I would add one more point. The idea that we can fix a significant part of the crisis by fiddling with accounting regulations presupposes that this is a "liquidity crisis" and not a solvency issue. But this is what banks always assume when the levered scat hits the fan. "We're fine. Our business model is fine. All we need is a little more short-term cash to get us through the next few months." But this mess is hardly a short-term shortage of liquidity. It isn't even a garden variety recession. These assets are the product of a gigantic, unsustainable, cheap credit, debt-fueled bubble. Trying to re-blow the bubble is a terrible idea but it doesn't matter because it's not going to happen. And for assets like houses, they are still somewhat overpriced when compared to historical data (even after the big hit they've already taken).
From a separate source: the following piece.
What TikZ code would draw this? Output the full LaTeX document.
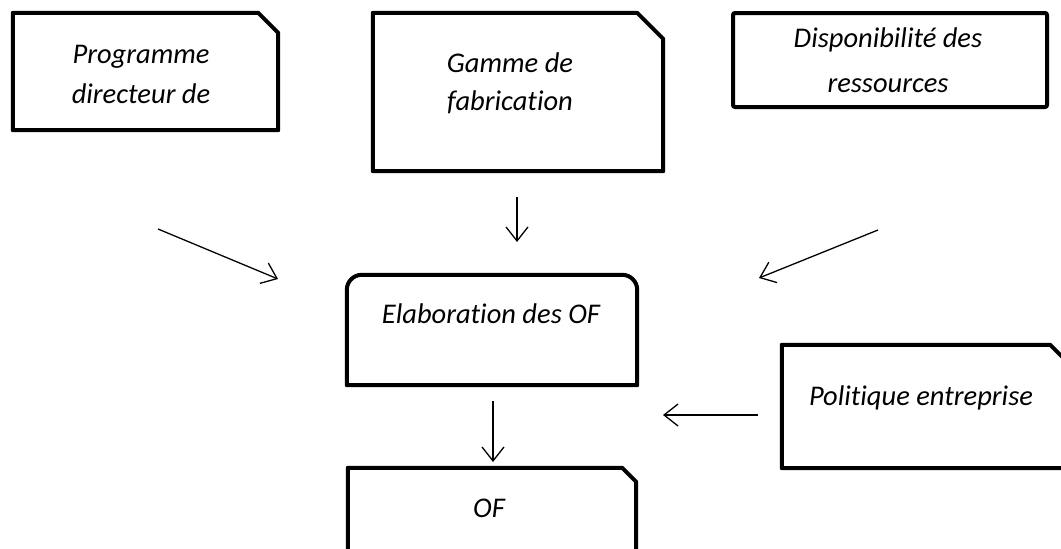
\documentclass[tikz,border=0pt]{standalone}
\usepackage{fontspec}
\setmainfont{Carlito}[Ligatures={NoCommon,NoRare,NoContextual}]
\usetikzlibrary{arrows.meta,calc}
\begin{document}
\begin{tikzpicture}[x=1pt,y=-1pt,
  frame/.style={inner sep=0pt},
  edge/.style={draw=black,line width=4pt,line join=round},
  txt/.style={font=\itshape\fontsize{28.5}{40}\selectfont,inner sep=0pt,anchor=base},
  flow/.style={line width=1.3pt,-{Straight Barb[length=14pt,width=22pt,line width=1.3pt]}}]
\useasboundingbox (0,0) rectangle (1061,549);
\clip (0,0) rectangle (1061,549);

% outline of a box with its top right corner cut off
\newcommand{\cutbox}[2]{%
  \draw[edge] (#1.south west) -- (#1.north west) -- ($(#1.north east)+(-#2,0)$)
    -- ($(#1.north east)+(0,#2)$) -- (#1.south east) -- cycle;}

% source boxes along the top
\node[frame,minimum width=265pt,minimum height=117pt] (prog) at (145.5,71.5) {};
\cutbox{prog}{20}
\node[frame,minimum width=290pt,minimum height=158pt] (gam) at (518,92) {};
\cutbox{gam}{26}
\node[frame,draw,line width=4pt,rounded corners=2pt,minimum width=314pt,minimum height=94pt] (disp) at (890,60) {};

% central processing box: rounded on top only
\node[frame,minimum width=290pt,minimum height=110pt] (elab) at (492,330) {};
\draw[edge] (elab.south west) [rounded corners=15pt] -- (elab.north west)
  -- (elab.north east) [sharp corners] -- (elab.south east) -- cycle;

% company policy and the resulting orders
\node[frame,minimum width=290pt,minimum height=123pt] (pol) at (927,406.5) {};
\cutbox{pol}{22}
\node[frame,minimum width=288pt,minimum height=112pt] (of) at (492,524) {};
\cutbox{of}{14}

% texts (\kern0pt keeps the t and i apart)
\node[txt] (progA) at (141,63) {Programme};
\node[txt] (progB) at (141,103) {directeur de};
\node[txt] (gamA) at (510,72) {Gamme de};
\node[txt] (gamB) at (510,110) {fabricat\kern0pt ion};
\node[txt] (dispA) at (888,47) {Disponibilité des};
\node[txt] (dispB) at (888,92) {ressources};
\node[txt] (elabT) at (491,323) {Elaborat\kern0pt ion des OF};
\node[txt] (polT) at (921,405) {Polit\kern0pt ique entreprise};
\node[txt] (ofT) at (489,517) {OF};

% free ends of the connectors
\coordinate (a1s) at (158,229);  \coordinate (a1e) at (278,279);
\coordinate (a2s) at (878,230);  \coordinate (a2e) at (759,278);
\coordinate (a3s) at (517,197);  \coordinate (a3e) at (517,242);
\coordinate (a4s) at (493,401);  \coordinate (a4e) at (493,462);
\coordinate (a5s) at (758,415);  \coordinate (a5e) at (663,415);

\draw[flow] (a1s) -- (a1e);
\draw[flow] (a2s) -- (a2e);
\draw[flow] (a3s) -- (a3e);
\draw[flow] (a4s) -- (a4e);
\draw[flow] (a5s) -- (a5e);
\end{tikzpicture}
\end{document}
Housing prices are not going to bounce back any time soon and may not stop falling for quite a while. These assets are not getting a big haircut from the market because the market is over-correcting. They are getting hammered because they have been massively overvalued. CDOs based on credit card, auto loan, and other non-mortgage debt were also unsustainable. Thus, these assets are not going to return to normal after bouncing off of an artificial market floor. Instead, the market is currently trying to push them back down to normal after bouncing off of an artificial and unsustainable ceiling. The banks are not in a liquidity crisis, they are in a solvency crisis.

The mark-to-market debate is a red herring. The big banks are levered up to Pluto with now-crappy assets bought using borrowed money during a period of massive debt bubble expansion (i.e., a Ponzi economy). And as sure as the purge must follow the gluttonous binge, the bubble is now in full deflationary mode. The big banks ate too much. Way too much. That yakking sound you hear is not an accounting fiction. It is quite real as is the smell of regurgitated CDOs.